Entre o final da década de sessenta e o início da década de oitenta, o cinema de horror talvez tenha vivido seu período mais criativo. Intermediário do Diabo (ou A Troca, título quando houve seu lançamento) fez parte dessa leva que priorizou a criação da atmosfera por meio do medo do desconhecido. Até por isso, foi uma fase de ouro ao subgênero sobrenatural. Filmes como O Exorcista, Terror em Amityville e A Profecia foram referências a este longa-metragem, mesmo que seu primeiro título brasileiro seja um tanto mentiroso, pois a ameaça do enredo passa longe de ser demoníaca, como nos filmes mencionados. Ou seja, Peter Medak buscava aqui algo genuinamente mais psicológico, em que a construção atmosférica, pelo menos em metade da duração, causasse aquela dúvida padrão sobre as assombrações serem reais no cenário do casarão mal-assombrado, ou sequelas criadas pelo trauma do protagonista.

Por mais que essa dúvida não se sustente na segunda metade por algo alegórico, existe essa etapa na intenção ao processo de desenvolvimento da tensão. Ao abrir na primeira cena com a morte da família de John Russell (George C. Scott), o diretor já mostra objetivamente e com bastante impacto imagético qual seria esse trauma (que serve como fonte de fácil envolvimento emocional) e pode desenvolver com calma o drama paranoico dele estar relacionado ou não com assombrações, na sequência. Há uma crescente muito bem calculada de eventos estranhos que ele presencia, num desenvolvimento raro de tão cuidadoso, capaz de tornar verossímil a subversiva ideia de uma reação não cética à possibilidade do sobrenatural e à necessidade de sua comprovação. O trauma que ajudou numa primeira simpatia acaba sendo sugerido como conectivo, para que o telespectador compre a instigação do personagem sem fazer com que ele pareça burro por isso.

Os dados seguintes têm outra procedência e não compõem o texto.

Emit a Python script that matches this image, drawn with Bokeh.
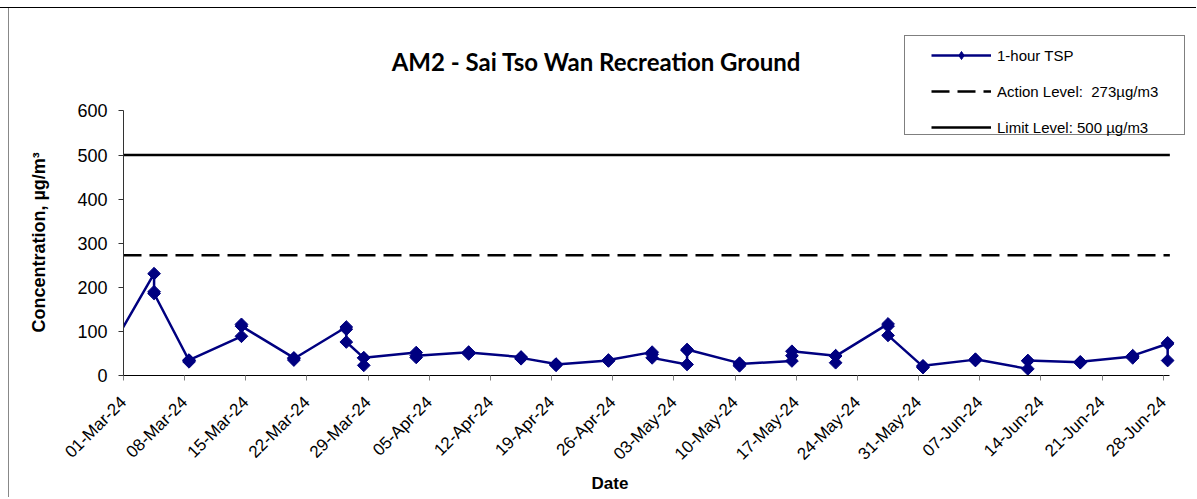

Especialmente porque as aparições fantasmagóricas são bem sutis, inofensivas, sem um intuito perigoso que ligue uma urgência de ele ter de escapar daquela casa de imediato, mas tensas o suficiente para prender a atenção do público na falsa sensação de que virá um susto. Mesmo quando a possibilidade de conversar com a psique do personagem é “descartada” para dar lugar a uma história totalmente paralela, existe uma correlação ao drama particular, em que permanece plausível a motivação de ele ir mais a fundo. O medo acaba surgindo a partir da confirmação de existência da assombração na cena da médium conversando com o espírito. Apavorante, a sequência é um divisor de águas na história, que passa a não trabalhar mais a dúvida (embora ainda elabore o terror do intuitivo) e mergulha num teor mais investigativo policial, que traz o medo para a categorização do trauma que levou à origem do espectro.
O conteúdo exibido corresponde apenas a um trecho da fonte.